I've ridden over 3000 miles on each of my early model 10 speed chains, with no problems at all. The permalinks were installed with the campy tool, exactly as directed in campy enclosed instruction sheet. Some people don't even read campy's instructions with the chain tool, and think that both pins should be installed at the same time. The pins must be installed one at a time, to insure proper seating.

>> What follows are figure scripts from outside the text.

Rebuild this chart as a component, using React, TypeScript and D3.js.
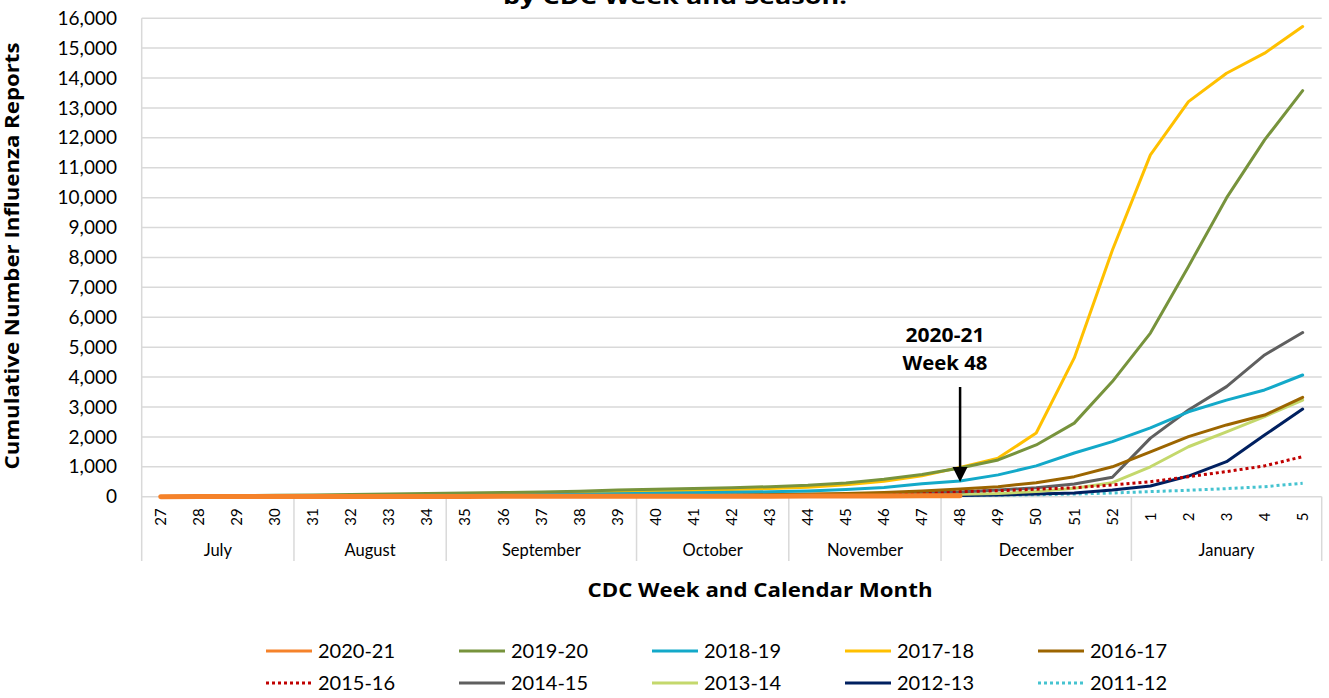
import React from "react";
import * as d3 from "d3";

const weeks = ["27","28","29","30","31","32","33","34","35","36","37","38","39","40","41","42","43","44","45","46","47","48","49","50","51","52","1","2","3","4","5"];
const months = ["July","August","September","October","November","December","January"];
const monthWeekCounts = [4, 4, 5, 4, 4, 5, 5];
const yTicks = [0,1000,2000,3000,4000,5000,6000,7000,8000,9000,10000,11000,12000,13000,14000,15000,16000];

const s2020 = [2,3,4,5,6,7,8,9,10,11,12,13,14,15,16,17,18,20,22,25,28,32];
const s2019 = [10,20,30,45,60,75,90,105,120,140,160,185,220,250,275,300,335,380,460,580,740,960,1230,1730,2460,3850,5470,7700,9990,11930,13580];
const s2018 = [5,8,12,18,25,32,40,48,55,65,75,85,100,115,130,145,165,190,240,310,430,525,730,1030,1460,1840,2300,2840,3230,3570,4070];
const s2017 = [5,10,15,25,35,45,55,65,80,95,110,130,160,185,210,240,270,320,400,520,700,980,1290,2130,4640,8240,11430,13210,14160,14830,15720];
const s2016 = [5,8,10,13,16,19,22,25,28,32,36,40,45,52,58,65,75,90,110,140,190,260,335,470,670,1000,1500,2010,2400,2730,3320];
const s2015 = [3,5,7,9,11,13,15,18,21,24,27,30,34,38,42,47,52,60,80,100,130,170,200,250,300,390,500,670,840,1030,1340];
const s2014 = [2,3,4,5,6,7,8,10,12,14,16,18,20,23,27,32,40,60,75,95,120,160,225,300,425,650,1960,2900,3680,4740,5490];
const s2013 = [1,2,3,4,5,6,7,8,9,10,11,12,13,14,15,17,20,30,40,50,60,80,110,170,280,470,1000,1670,2170,2680,3230];
const s2012 = [1,1,2,2,3,3,4,4,5,5,6,6,7,8,9,10,12,15,20,25,30,40,60,90,125,225,360,690,1170,2060,2930];
const s2011 = [1,1,2,2,3,3,4,4,5,5,6,6,7,8,9,10,12,15,20,25,30,40,50,65,90,125,170,215,270,335,450];

const seasonNames = ["2020-21","2019-20","2018-19","2017-18","2016-17","2015-16","2014-15","2013-14","2012-13","2011-12"];
const seasonValues = [s2020, s2019, s2018, s2017, s2016, s2015, s2014, s2013, s2012, s2011];
const seasonColors = ["#F5822A","#77933C","#13A9C9","#FFC000","#9C6500","#C00000","#5F5F5F","#C4D86C","#002060","#45C3D0"];
const seasonDotted = [false,false,false,false,false,true,false,false,false,true];

const FONT = "Lato, 'Open Sans', sans-serif";
const BOLD = "'Open Sans', Lato, sans-serif";

export default function App() {
  const left = 141.7, right = 1321.7, top = 18.2, bottom = 496.7;
  const x = d3.scaleBand<string>().domain(weeks).range([left, right]).padding(0);
  const y = d3.scaleLinear().domain([0, 16000]).range([bottom, top]);
  const cx = (w: string) => (x(w) as number) + x.bandwidth() / 2;

  const line = d3.line<number>()
    .x((_, i) => cx(weeks[i]))
    .y((v) => y(v));

  const bounds: number[] = [];
  const monthCenters: number[] = [];
  let idx = 0;
  monthWeekCounts.forEach((c) => {
    const start = x(weeks[idx]) as number;
    idx += c;
    const end = idx < weeks.length ? (x(weeks[idx]) as number) : right;
    bounds.push(end);
    monthCenters.push((start + end) / 2);
  });

  const order = seasonNames.map((_, i) => i).reverse();
  const arrowX = cx("48");

  return (
    <svg width={1329} height={698} style={{ position: "absolute", left: 0, top: 0, background: "#fff" }} fontFamily={FONT}>
      <rect x={0} y={0} width={1329} height={698} fill="#fff" />
      <text x={675} y={4} textAnchor="middle" fontWeight="bold" fontSize={21} fontFamily={BOLD} fill="#000"
        textLength={344} lengthAdjust="spacingAndGlyphs">by CDC Week and Season.</text>

      {yTicks.map((t) => (
        <line key={"g" + t} x1={left} x2={right} y1={y(t)} y2={y(t)} stroke="#D9D9D9" strokeWidth={1.5} />
      ))}
      <line x1={left} x2={left} y1={top} y2={561} stroke="#D9D9D9" strokeWidth={1.5} />
      {bounds.map((b, i) => (
        <line key={"b" + i} x1={b} x2={b} y1={bottom} y2={561} stroke="#D9D9D9" strokeWidth={1.5} />
      ))}

      {yTicks.map((t) => (
        <text key={"t" + t} x={117} y={y(t)} dy="0.35em" textAnchor="end" fontSize={19} fill="#000">
          {d3.format(",")(t)}
        </text>
      ))}

      <text transform={`translate(19,256) rotate(-90)`} textAnchor="middle" fontWeight="bold" fontSize={20} fontFamily={BOLD} fill="#000"
        textLength={427} lengthAdjust="spacingAndGlyphs">
        Cumulative Number Influenza Reports
      </text>

      {weeks.map((w) => (
        <text key={"w" + w} transform={`translate(${cx(w)},517) rotate(-90)`} textAnchor="middle" dy="0.35em" fontSize={15} fill="#000">
          {w}
        </text>
      ))}
      {months.map((m, i) => (
        <text key={"m" + m} x={monthCenters[i]} y={550} dy="0.35em" textAnchor="middle" fontSize={16.5} fill="#000">
          {m}
        </text>
      ))}

      <text x={760} y={597} textAnchor="middle" fontWeight="bold" fontSize={20} fontFamily={BOLD} fill="#000"
        textLength={345} lengthAdjust="spacingAndGlyphs">CDC Week and Calendar Month</text>

      {order.map((i) => (
        <path
          key={"s" + i}
          d={line(seasonValues[i]) as string}
          fill="none"
          stroke={seasonColors[i]}
          strokeWidth={i === 0 ? 5 : 3}
          strokeLinecap={seasonDotted[i] ? "butt" : "round"}
          strokeLinejoin="round"
          strokeDasharray={seasonDotted[i] ? "3,3" : undefined}
        />
      ))}

      <text x={945} y={335} dy="0.35em" textAnchor="middle" fontWeight="bold" fontSize={20} fontFamily={BOLD} fill="#000"
        textLength={79} lengthAdjust="spacingAndGlyphs">2020-21</text>
      <text x={945} y={363} dy="0.35em" textAnchor="middle" fontWeight="bold" fontSize={20} fontFamily={BOLD} fill="#000"
        textLength={85} lengthAdjust="spacingAndGlyphs">Week 48</text>
      <line x1={arrowX} x2={arrowX} y1={387} y2={470} stroke="#000" strokeWidth={2.5} />
      <path d={`M${arrowX - 7.5},467 L${arrowX + 7.5},467 L${arrowX},482 Z`} fill="#000" />

      {seasonNames.map((n, i) => {
        const col = i % 5;
        const row = Math.floor(i / 5);
        const lx = 266 + col * 193;
        const ly = 651 + row * 32;
        return (
          <g key={"l" + n}>
            <line x1={lx} x2={lx + 46} y1={ly} y2={ly} stroke={seasonColors[i]} strokeWidth={3}
              strokeDasharray={seasonDotted[i] ? "3,3" : undefined} />
            <text x={lx + 52} y={ly} dy="0.35em" fontSize={20} fill="#000">{n}</text>
          </g>
        );
      })}
    </svg>
  );
}
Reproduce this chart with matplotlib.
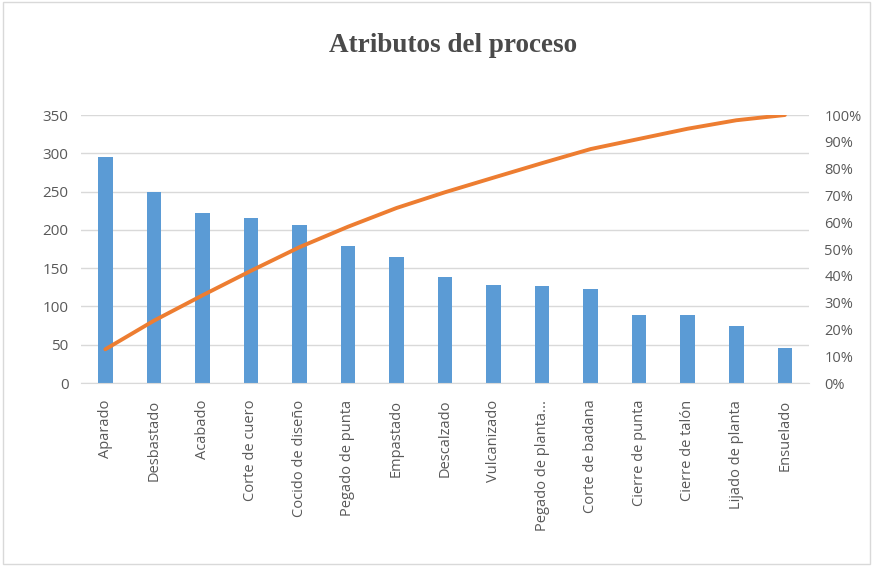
import matplotlib.pyplot as plt
from matplotlib.patches import Rectangle
from matplotlib.ticker import PercentFormatter
import numpy as np

procesos = ["Aparado", "Desbastado", "Acabado", "Corte de cuero", "Cocido de diseño",
            "Pegado de punta", "Empastado", "Descalzado", "Vulcanizado",
            "Pegado de planta...", "Corte de badana", "Cierre de punta",
            "Cierre de talón", "Lijado de planta", "Ensuelado"]
frecuencia = [295, 250, 222, 215, 207, 179, 164, 138, 128, 127, 123, 89, 89, 74, 46]

left_ticks = [0, 50, 100, 150, 200, 250, 300, 350]
right_ticks = [0, 10, 20, 30, 40, 50, 60, 70, 80, 90, 100]

# cumulative share for the pareto line
acumulado = np.cumsum(frecuencia) / np.sum(frecuencia) * 100

plt.rcParams["font.family"] = ["Open Sans", "DejaVu Sans"]
txt_color = "#595959"

fig = plt.figure(figsize=(8.73, 5.66), dpi=100)
fig.patches.append(Rectangle((0.003, 0.003), 0.994, 0.994, transform=fig.transFigure,
                             fill=False, edgecolor="#d9d9d9", linewidth=1))

ax = fig.add_axes([0.0928, 0.3233, 0.834, 0.4735])
x = np.arange(len(procesos))
ax.bar(x, frecuencia, width=0.3, color="#5B9BD5", zorder=2)
ax.set_xlim(-0.5, len(procesos) - 0.5)
ax.set_ylim(0, 350)
ax.set_yticks(left_ticks)
ax.set_xticks(x)
ax.set_xticklabels(procesos, rotation=90, fontsize=10.5, color=txt_color)
ax.tick_params(axis="y", labelsize=11, colors=txt_color, length=0, pad=9)
ax.tick_params(axis="x", length=0, pad=12)
ax.grid(axis="y", color="#d9d9d9", linewidth=1, zorder=0)
for s in ["top", "left", "right"]:
    ax.spines[s].set_visible(False)
ax.spines["bottom"].set_color("#d9d9d9")

ax2 = ax.twinx()
ax2.plot(x, acumulado, color="#ED7D31", linewidth=2.8, solid_capstyle="round", zorder=3)
ax2.set_ylim(0, 100)
ax2.set_yticks(right_ticks)
ax2.yaxis.set_major_formatter(PercentFormatter(decimals=0))
ax2.tick_params(axis="y", labelsize=10.5, colors=txt_color, length=0, pad=11)
for s in ["top", "left", "right", "bottom"]:
    ax2.spines[s].set_visible(False)

fig.text(0.519, 0.92, "Atributos del proceso", ha="center", va="center",
         fontsize=19.5, fontweight="bold", family="Liberation Serif", color="#4a4a4a")

fig.savefig("out.png", dpi=100)
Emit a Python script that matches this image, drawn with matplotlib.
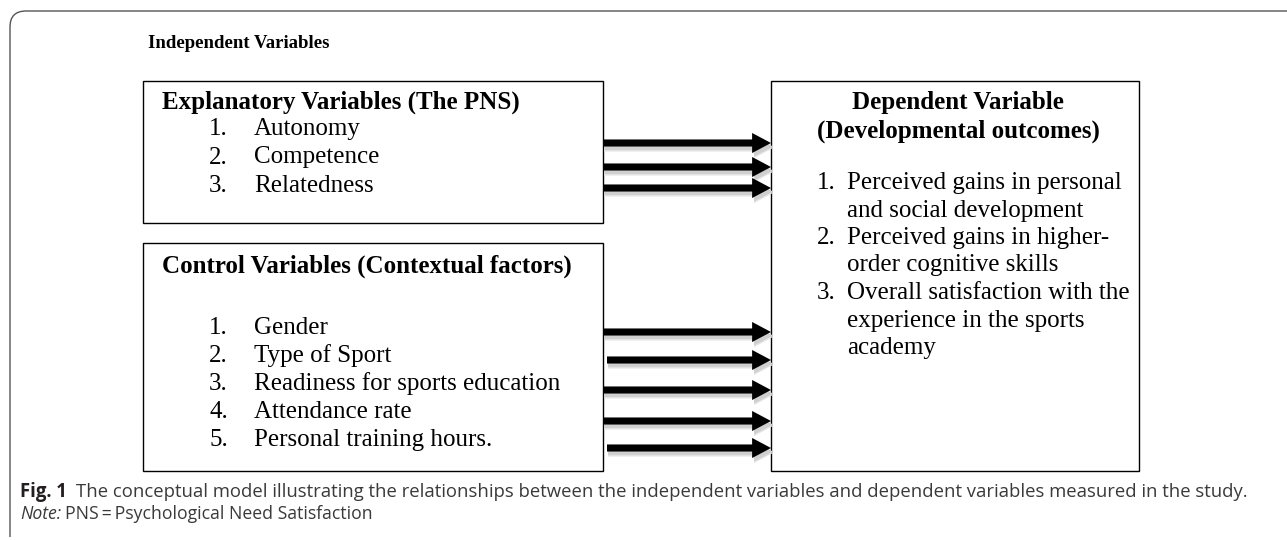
import matplotlib
matplotlib.use("Agg")
import matplotlib.pyplot as plt
from matplotlib.patches import Rectangle, FancyArrowPatch, PathPatch
from matplotlib.path import Path

# --- texts of the diagram ---
GROUP_TITLE = "Independent Variables"
EXPL_TITLE = "Explanatory Variables (The PNS)"
EXPL_ITEMS = ["Autonomy", "Competence", "Relatedness"]
CTRL_TITLE = "Control Variables (Contextual factors)"
CTRL_ITEMS = ["Gender", "Type of Sport", "Readiness for sports education",
              "Attendance rate", "Personal training hours."]
DEP_TITLE = ["Dependent Variable", "(Developmental outcomes)"]
DEP_ITEMS = [["Perceived gains in personal", "and social development"],
             ["Perceived gains in higher-", "order cognitive skills"],
             ["Overall satisfaction with the", "experience in the sports", "academy"]]
CAPTION_BOLD = "Fig. 1"
CAPTION = "The conceptual model illustrating the relationships between the independent variables and dependent variables measured in the study."
NOTE_IT = "Note:"
NOTE = "PNS\u2009=\u2009Psychological Need Satisfaction"

# arrow rows (pixel y) and start x
EXPL_ARROWS = [(603, 143), (603, 167), (603, 188)]
CTRL_ARROWS = [(604, 332), (607, 360), (603, 390), (603, 421), (607, 448)]

W, H = 1287, 540
fig = plt.figure(figsize=(W / 100, H / 100), dpi=100)
ax = fig.add_axes([0, 0, 1, 1])
ax.set_xlim(0, W)
ax.set_ylim(H, 0)
ax.axis("off")

SERIF = "Liberation Serif"
SANS = ["Open Sans", "DejaVu Sans"]
FS = 18

# outer frame: rounded top-left corner, top and left edges only
r = 16
verts = [(W + 5, 11), (10 + r, 11), (10, 11), (10, 11 + r), (10, 537)]
codes = [Path.MOVETO, Path.LINETO, Path.CURVE3, Path.CURVE3, Path.LINETO]
ax.add_patch(PathPatch(Path(verts, codes), fill=False, ec="#555555", lw=1.0))

# boxes
for (x0, y0, x1, y1) in [(143, 81, 603, 223), (143, 243, 603, 471), (771, 81, 1139, 471)]:
    ax.add_patch(Rectangle((x0, y0), x1 - x0, y1 - y0, fill=False, ec="black", lw=1.0))

ax.text(148, 43, GROUP_TITLE, family=SERIF, weight="bold", fontsize=13.5, va="center")

ax.text(162, 102, EXPL_TITLE, family=SERIF, weight="bold", fontsize=FS, va="center")
for i, item in enumerate(EXPL_ITEMS):
    y = 129 + i * 28.5
    ax.text(228, y, f"{i + 1}.", family=SERIF, fontsize=FS, va="center", ha="right")
    ax.text(254, y, item, family=SERIF, fontsize=FS, va="center")

ax.text(162, 266, CTRL_TITLE, family=SERIF, weight="bold", fontsize=FS, va="center")
for i, item in enumerate(CTRL_ITEMS):
    y = 328 + i * 28
    ax.text(228, y, f"{i + 1}.", family=SERIF, fontsize=FS, va="center", ha="right")
    ax.text(254, y, item, family=SERIF, fontsize=FS, va="center")

for i, t in enumerate(DEP_TITLE):
    ax.text(958, 103 + i * 28, t, family=SERIF, weight="bold", fontsize=FS,
            va="center", ha="center")
row = 0
for i, lines in enumerate(DEP_ITEMS):
    for j, t in enumerate(lines):
        y = 183 + row * 27.5
        if j == 0:
            ax.text(836, y, f"{i + 1}.", family=SERIF, fontsize=FS, va="center", ha="right")
        ax.text(847, y, t, family=SERIF, fontsize=FS, va="center")
        row += 1


def arrow(x0, y):
    style = "simple,head_length=0.8,head_width=0.85,tail_width=0.3"
    # soft drop shadow
    for dy, c in [(5, "#e4e4e4"), (3.5, "#cfcfcf")]:
        ax.add_patch(FancyArrowPatch((x0 + 1, y + dy), (773, y + dy), arrowstyle=style,
                                     mutation_scale=17, lw=0, color=c,
                                     shrinkA=0, shrinkB=0))
    ax.add_patch(FancyArrowPatch((x0, y), (771, y), arrowstyle=style,
                                 mutation_scale=17, lw=0, color="black",
                                 shrinkA=0, shrinkB=0))


for x0, y in EXPL_ARROWS + CTRL_ARROWS:
    arrow(x0, y)

renderer = fig.canvas.get_renderer()


def fit_text(x, y, s, right, fs, **kw):
    # scale the font size so the line ends at the given right edge
    t = ax.text(x, y, s, fontsize=fs, va="center", **kw)
    w = t.get_window_extent(renderer).width
    t.set_fontsize(fs * (right - x) / w)
    return t


cap = fit_text(76, 492, CAPTION, 1242, 12, family=SANS, color="#3a3a3a")
cfs = cap.get_fontsize()
ax.text(20, 492, CAPTION_BOLD, family=SANS, weight="bold", fontsize=cfs,
        va="center", color="#231f20")
note = ax.text(20, 514, NOTE_IT, family=SANS, style="italic", fontsize=cfs * 0.95,
               va="center", color="#3a3a3a")
nx = 20 + note.get_window_extent(renderer).width + 4
ax.text(nx, 514, NOTE, family=SANS, fontsize=cfs * 0.95, va="center", color="#3a3a3a")

fig.savefig("out.png", dpi=100)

|It was a "professional" job....||Shylock|
Sep 16, 2001 8:39 AM
|...by a mechanic who is generally very reputable. I'm annoyed....no, I 'm REALLY annoyed. Thanks for the input everyone.|
|re: Campy C10 chain: permalink problem||HGS|
Sep 16, 2001 7:01 AM
|There have been dozens of postings about the permalink problem. Even using the Campy tool, installation is not a no brainer.
When my LBS installed my permalink, the chain had a constant problem with a click. After determining the link was "faulty", I put a new one in its place.
I used a vise grip with two nickels, and was surprised at the amount of force necessary to install each pin.
On installation, an audible and palpable pop is heard, indicating adequate seating of each pin. I asked my LBS about the installation they did, and they commented that they simply apply pressure until the link appears seated. They said they do not get the obvious "pop" on seating that I felt.
On purchasing a new chain one year later, installation was identical. A fairly large amount of pressure on the grips to seat the link, and a loud pop on final pin seating.
Since I have done my own chain installations, I have never had a problem with the chain.
I suspect many mid/high end shops do not install enough permalinks to make them aware of the potential problems from poor installation.